SAN LUCAS TOLIMAN – I arrived at the home of Rony Lec of the Mesoamerican Permaculture Institute (IMAP) at 9 a.m. and found him meeting with a group of young men from Ajpu, a local youth group. The post-storm response of the government was slow and disorganized, I had heard from various people around town, and the group echoed these concerns.
Emergency food and supplies had arrived from the federal government and had been carried off by whomever happened to be around instead of being distributed in an organized and equitable way; no one had any idea how many people were homeless, and who they were; people who were not in the shelters were not being taken into account; the list of immediate problems went on.
Rony was organizing a group to help with the immediate disaster response, gathering data that would allow IMAP to respond with a long-term plan to help with recovery and prevention. I had offered my services as a documentarian for a few days, to try and get the story out about what’s going on here.
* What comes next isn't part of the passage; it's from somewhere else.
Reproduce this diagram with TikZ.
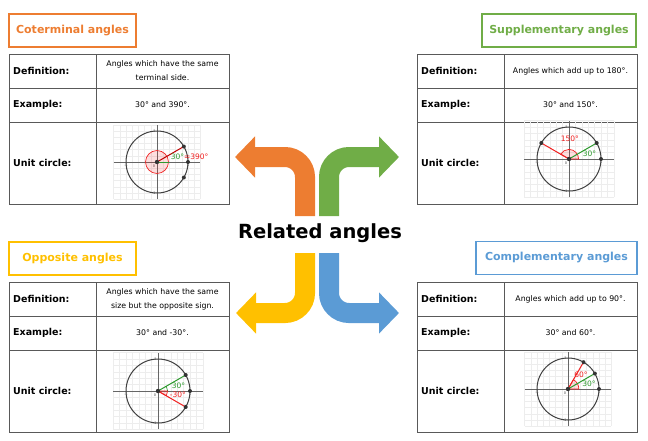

After a quick meeting, we decided to divide into two groups: Rony and Felix would attend the meeting being called by local NGOs, and Emilio and Eliazar would accompany me to the affected areas and to the shelters to do interviews.
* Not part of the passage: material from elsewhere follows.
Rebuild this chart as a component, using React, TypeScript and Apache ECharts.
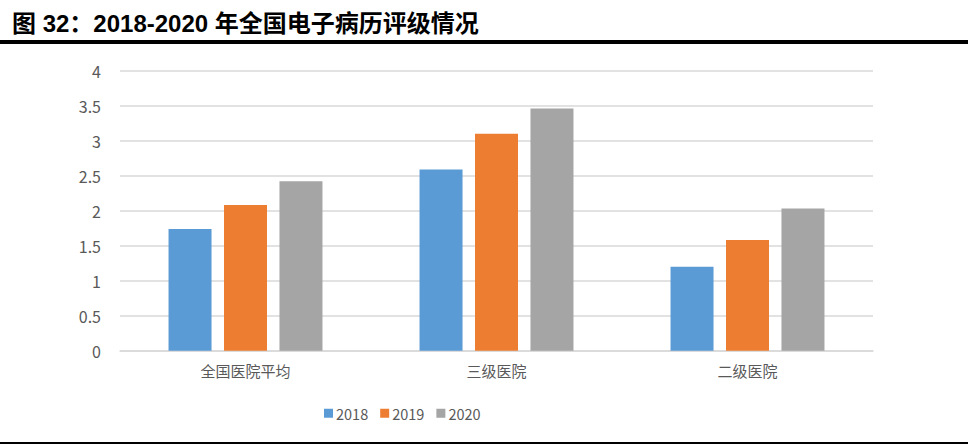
import React, { useEffect, useRef } from "react";
import * as echarts from "echarts";

const categories = ["全国医院平均", "三级医院", "二级医院"];
const seriesNames = ["2018", "2019", "2020"];
const values2018 = [1.74, 2.59, 1.2];
const values2019 = [2.08, 3.1, 1.58];
const values2020 = [2.42, 3.46, 2.03];
const colors = ["#5b9bd5", "#ed7d31", "#a5a5a5"];
const titleText = "图 32：2018-2020 年全国电子病历评级情况";

export default function App() {
  const ref = useRef<HTMLDivElement>(null);
  useEffect(() => {
    if (!ref.current) return;
    const chart = echarts.init(ref.current, undefined, { renderer: "svg" });
    const font = '"Noto Sans CJK SC", "Microsoft YaHei", sans-serif';
    const data = [values2018, values2019, values2020];
    chart.setOption({
      animation: false,
      backgroundColor: "#ffffff",
      title: {
        text: titleText,
        left: 12,
        top: 9,
        padding: 0,
        textStyle: {
          fontFamily: '"Liberation Sans", Arial, "Noto Sans CJK SC", sans-serif',
          fontSize: 24,
          fontWeight: "bold",
          color: "#000000",
          lineHeight: 28,
        },
      },
      graphic: [
        {
          type: "rect",
          shape: { x: 0, y: 40, width: 968, height: 4 },
          style: { fill: "#000000" },
        },
        {
          type: "rect",
          shape: { x: 0, y: 442, width: 968, height: 2 },
          style: { fill: "#000000" },
        },
      ],
      legend: {
        data: seriesNames,
        top: 401,
        left: 319,
        itemWidth: 9,
        itemHeight: 9,
        itemGap: 12,
        icon: "rect",
        textStyle: { fontFamily: font, fontSize: 14.5, color: "#595959", padding: [0, 0, 0, -2] },
      },
      grid: { left: 120, right: 95, top: 70.7, bottom: 96.3 },
      xAxis: {
        type: "category",
        data: categories,
        axisLine: { lineStyle: { color: "#d9d9d9", width: 1.5 } },
        axisTick: { show: false },
        axisLabel: { fontFamily: font, fontSize: 15, color: "#595959", margin: 12 },
      },
      yAxis: {
        type: "value",
        min: 0,
        max: 4,
        interval: 0.5,
        axisLine: { show: false },
        axisTick: { show: false },
        splitLine: { lineStyle: { color: "#d9d9d9", width: 1.5 } },
        axisLabel: { fontFamily: font, fontSize: 16, color: "#595959", margin: 19 },
      },
      series: seriesNames.map((name, i) => ({
        name,
        type: "bar",
        data: data[i],
        barWidth: 43,
        barGap: "29%",
        itemStyle: { color: colors[i] },
      })),
    });
    return () => chart.dispose();
  }, []);
  return (
    <div
      ref={ref}
      style={{ position: "absolute", left: 0, top: 0, width: 968, height: 447 }}
    />
  );
}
We headed downhill to the edge of town, where a series of landslides had occurred. It didn’t take long. Within five minutes we encountered a woman picking through the remains of her brother’s house.
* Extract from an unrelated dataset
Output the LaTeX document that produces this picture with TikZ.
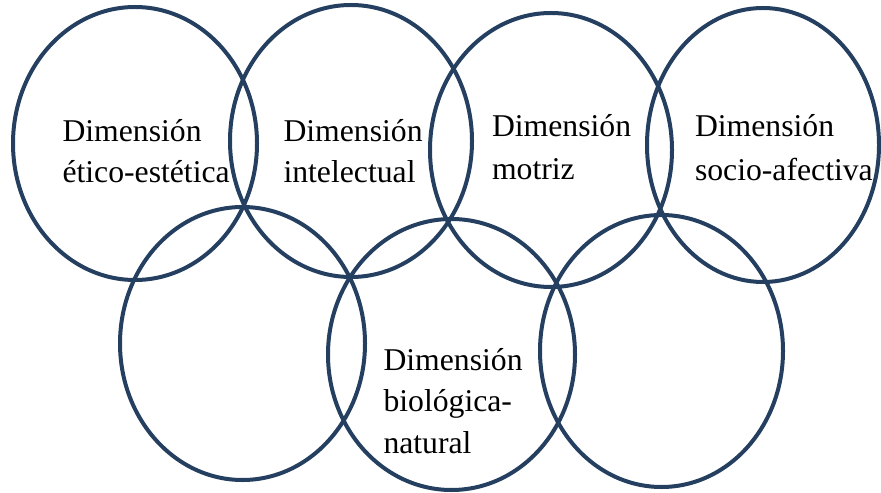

Ismael Santiso Yoxon had lived with his family in this house for 16 years; it was built on land he had inherited from his grandfather. He had survived many storms, including Hurricane Stan, with no problems.
A huge chunk of hillside had fallen off and slid down, smashing into his home, flattening the back wall and filling it with dirt. The chicken house with its 50 chickens was buried, along with his other animals.
“He doesn’t have any idea what he’s going to do,” said his sister, Elvira. He and his wife and daughter are currently staying with his mother-in-law, but there’s not room to continue living there.
The case is a typical one; the land above his house, like much of the land on the hillside, was divided up and rented out with the blessing of the municipal government, despite the instability of the soil. The neighbors began cutting trees and put in a milpa on the slope just above Yuxon’s house, and this cornfield was what had collapsed.
We wished Elvira well and made our way up the hill, where we encountered an abandoned house with the front torn off. Inside, the bed was covered with dirt, and a cluster of green bananas had landed on top. The walls were askew, and dirt and rocks practically filled the structure.
Children’s schoolbooks and backpacks and clothing were scattered about in the mud, with what was left of a manual typewriter tossed in the middle of the pile.
No one was near, so we made our way back down the hill, past two other abandoned houses, where we encountered Ana Cu and Romelia Guarcha Sep, two women in traditional dress who said they knew the affected families and would take us to them. We accompanied them to the stricken neighborhood called Nuevo Amanecer, or New Dawn.
Regina Castro was standing on what was left of her back porch, looking out at the expanse of mud and the fallen trees that covered what was once her brother-in-law’s house.
“We were here on Saturday in the rain and we started hearing the sounds and we got scared, so we grabbed the children and ran,” she said. “We didn’t have time to get anything together – we just ran. Fifteen minutes later, the hillside fell down.”
Ana and Romelia’s homes had not been damaged, but they didn’t feel safe living there anymore, seeing what had happened to their neighbors.
Marcelino, Leandro and Luis Acibinac were the three brothers who lost their homes nearby. We found Liandro just up the hill, looking over the mud that buried his home. The only sign was a small pile of clothing on top. How they had gotten there, I didn’t know – perhaps they had been drying on the line.
“Here was the kitchen… here was my bed,” he said, pointing out where his house once was. “We didn’t have time to recover anything; we only have the clothes on our backs. Only God knows where we will go now.”
Esdras Mardoqueo Baran was picking over the remains of his sister’s house, nearby. His house had not been hit, but he didn’t feel it was safe to continue living there.
“We’re all at risk,” he said. “The river finds its path, and the rainy season has just begun. What will we do? Only God can say.”
Up the hill, Salamon Alvarez de Leon was checking out the remains of his friend’s home. The land above their homes had been converted to a coffee plantation, which doesn’t have the same ability to hold the soil as a native forest.
His friend, Rafael Ajcot, had had six children, ranging from 6 to 16. “This is part of the problem – all of the people,” said Alvarez. “The deforestation, the population growth – in 1970, we had 5,000 people living in San Lucas. Now we have 40,000. Where are they all supposed to go?”